--- Information shown ---

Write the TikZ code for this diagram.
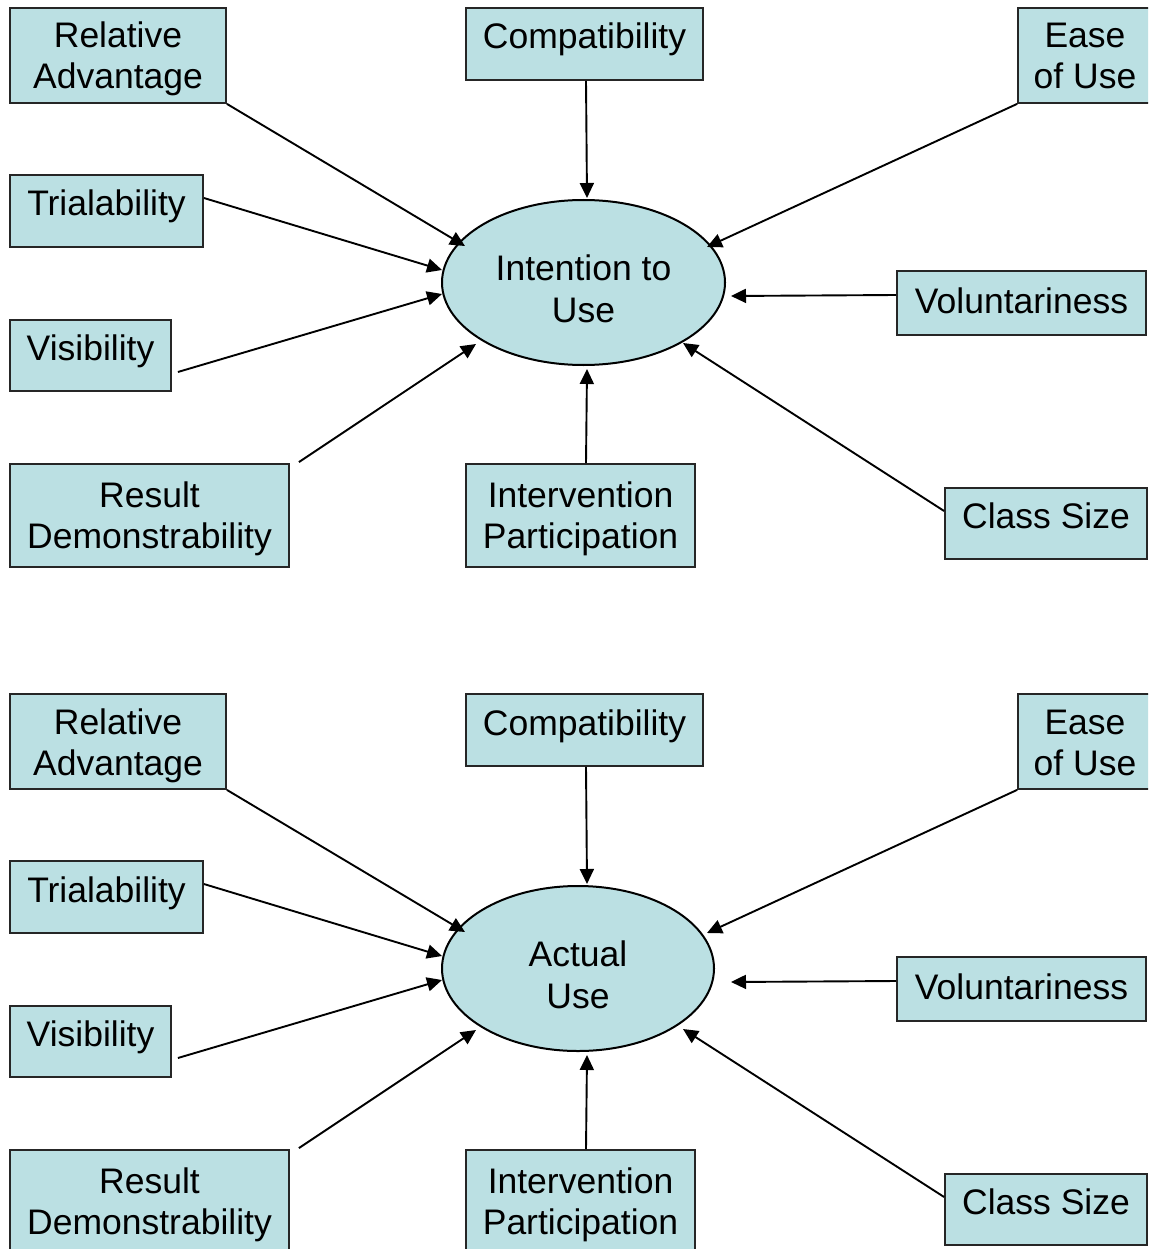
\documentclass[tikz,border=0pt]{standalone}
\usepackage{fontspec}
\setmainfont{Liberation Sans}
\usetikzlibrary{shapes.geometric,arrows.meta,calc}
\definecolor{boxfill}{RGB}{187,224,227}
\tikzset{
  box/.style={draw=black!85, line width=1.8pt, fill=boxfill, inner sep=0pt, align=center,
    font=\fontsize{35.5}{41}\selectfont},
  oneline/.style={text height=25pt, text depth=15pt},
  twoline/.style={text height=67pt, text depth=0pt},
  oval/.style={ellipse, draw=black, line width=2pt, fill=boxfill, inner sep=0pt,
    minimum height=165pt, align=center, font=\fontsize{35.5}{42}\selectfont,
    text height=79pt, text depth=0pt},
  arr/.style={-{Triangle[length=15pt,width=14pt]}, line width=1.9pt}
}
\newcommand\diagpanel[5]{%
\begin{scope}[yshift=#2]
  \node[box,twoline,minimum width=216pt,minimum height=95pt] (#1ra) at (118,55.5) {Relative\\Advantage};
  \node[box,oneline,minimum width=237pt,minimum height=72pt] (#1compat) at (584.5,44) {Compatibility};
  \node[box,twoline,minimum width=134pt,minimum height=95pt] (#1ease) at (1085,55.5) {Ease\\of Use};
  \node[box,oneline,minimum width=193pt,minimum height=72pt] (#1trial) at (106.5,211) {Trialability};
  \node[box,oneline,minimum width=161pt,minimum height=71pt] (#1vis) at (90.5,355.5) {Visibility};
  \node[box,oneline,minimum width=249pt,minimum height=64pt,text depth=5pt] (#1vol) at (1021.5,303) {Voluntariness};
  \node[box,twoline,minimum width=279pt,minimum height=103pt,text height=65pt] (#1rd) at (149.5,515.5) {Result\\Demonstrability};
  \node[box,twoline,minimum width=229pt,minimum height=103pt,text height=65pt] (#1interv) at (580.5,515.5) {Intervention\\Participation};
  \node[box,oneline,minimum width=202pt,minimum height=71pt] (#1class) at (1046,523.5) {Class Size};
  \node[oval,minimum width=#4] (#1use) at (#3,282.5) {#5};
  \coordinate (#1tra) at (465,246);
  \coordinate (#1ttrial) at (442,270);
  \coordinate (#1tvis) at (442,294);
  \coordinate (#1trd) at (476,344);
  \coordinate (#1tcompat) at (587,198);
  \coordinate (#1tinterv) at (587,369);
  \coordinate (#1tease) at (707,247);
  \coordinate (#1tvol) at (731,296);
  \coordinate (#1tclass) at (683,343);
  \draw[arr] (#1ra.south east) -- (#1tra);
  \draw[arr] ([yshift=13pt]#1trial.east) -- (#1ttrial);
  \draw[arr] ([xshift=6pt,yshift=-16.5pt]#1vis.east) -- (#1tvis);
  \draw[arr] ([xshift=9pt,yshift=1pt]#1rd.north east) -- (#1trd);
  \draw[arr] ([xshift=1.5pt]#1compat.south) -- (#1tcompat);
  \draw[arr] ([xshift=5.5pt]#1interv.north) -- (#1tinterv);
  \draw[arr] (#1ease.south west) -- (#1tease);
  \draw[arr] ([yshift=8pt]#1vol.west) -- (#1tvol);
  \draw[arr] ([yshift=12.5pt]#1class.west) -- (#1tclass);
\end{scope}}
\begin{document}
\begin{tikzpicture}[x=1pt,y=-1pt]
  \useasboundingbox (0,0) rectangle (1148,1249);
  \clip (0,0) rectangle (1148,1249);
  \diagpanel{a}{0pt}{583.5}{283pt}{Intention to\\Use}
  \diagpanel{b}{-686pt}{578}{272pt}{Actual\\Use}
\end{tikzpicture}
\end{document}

--- Exercise task ---
Write out the whole listing again, exactly, with no pictures.

--- Complete response ---
Write the TikZ code for this diagram.
\documentclass[tikz,border=0pt]{standalone}
\usepackage{fontspec}
\setmainfont{Liberation Sans}
\usetikzlibrary{shapes.geometric,arrows.meta,calc}
\definecolor{boxfill}{RGB}{187,224,227}
\tikzset{
  box/.style={draw=black!85, line width=1.8pt, fill=boxfill, inner sep=0pt, align=center,
    font=\fontsize{35.5}{41}\selectfont},
  oneline/.style={text height=25pt, text depth=15pt},
  twoline/.style={text height=67pt, text depth=0pt},
  oval/.style={ellipse, draw=black, line width=2pt, fill=boxfill, inner sep=0pt,
    minimum height=165pt, align=center, font=\fontsize{35.5}{42}\selectfont,
    text height=79pt, text depth=0pt},
  arr/.style={-{Triangle[length=15pt,width=14pt]}, line width=1.9pt}
}
\newcommand\diagpanel[5]{%
\begin{scope}[yshift=#2]
  \node[box,twoline,minimum width=216pt,minimum height=95pt] (#1ra) at (118,55.5) {Relative\\Advantage};
  \node[box,oneline,minimum width=237pt,minimum height=72pt] (#1compat) at (584.5,44) {Compatibility};
  \node[box,twoline,minimum width=134pt,minimum height=95pt] (#1ease) at (1085,55.5) {Ease\\of Use};
  \node[box,oneline,minimum width=193pt,minimum height=72pt] (#1trial) at (106.5,211) {Trialability};
  \node[box,oneline,minimum width=161pt,minimum height=71pt] (#1vis) at (90.5,355.5) {Visibility};
  \node[box,oneline,minimum width=249pt,minimum height=64pt,text depth=5pt] (#1vol) at (1021.5,303) {Voluntariness};
  \node[box,twoline,minimum width=279pt,minimum height=103pt,text height=65pt] (#1rd) at (149.5,515.5) {Result\\Demonstrability};
  \node[box,twoline,minimum width=229pt,minimum height=103pt,text height=65pt] (#1interv) at (580.5,515.5) {Intervention\\Participation};
  \node[box,oneline,minimum width=202pt,minimum height=71pt] (#1class) at (1046,523.5) {Class Size};
  \node[oval,minimum width=#4] (#1use) at (#3,282.5) {#5};
  \coordinate (#1tra) at (465,246);
  \coordinate (#1ttrial) at (442,270);
  \coordinate (#1tvis) at (442,294);
  \coordinate (#1trd) at (476,344);
  \coordinate (#1tcompat) at (587,198);
  \coordinate (#1tinterv) at (587,369);
  \coordinate (#1tease) at (707,247);
  \coordinate (#1tvol) at (731,296);
  \coordinate (#1tclass) at (683,343);
  \draw[arr] (#1ra.south east) -- (#1tra);
  \draw[arr] ([yshift=13pt]#1trial.east) -- (#1ttrial);
  \draw[arr] ([xshift=6pt,yshift=-16.5pt]#1vis.east) -- (#1tvis);
  \draw[arr] ([xshift=9pt,yshift=1pt]#1rd.north east) -- (#1trd);
  \draw[arr] ([xshift=1.5pt]#1compat.south) -- (#1tcompat);
  \draw[arr] ([xshift=5.5pt]#1interv.north) -- (#1tinterv);
  \draw[arr] (#1ease.south west) -- (#1tease);
  \draw[arr] ([yshift=8pt]#1vol.west) -- (#1tvol);
  \draw[arr] ([yshift=12.5pt]#1class.west) -- (#1tclass);
\end{scope}}
\begin{document}
\begin{tikzpicture}[x=1pt,y=-1pt]
  \useasboundingbox (0,0) rectangle (1148,1249);
  \clip (0,0) rectangle (1148,1249);
  \diagpanel{a}{0pt}{583.5}{283pt}{Intention to\\Use}
  \diagpanel{b}{-686pt}{578}{272pt}{Actual\\Use}
\end{tikzpicture}
\end{document}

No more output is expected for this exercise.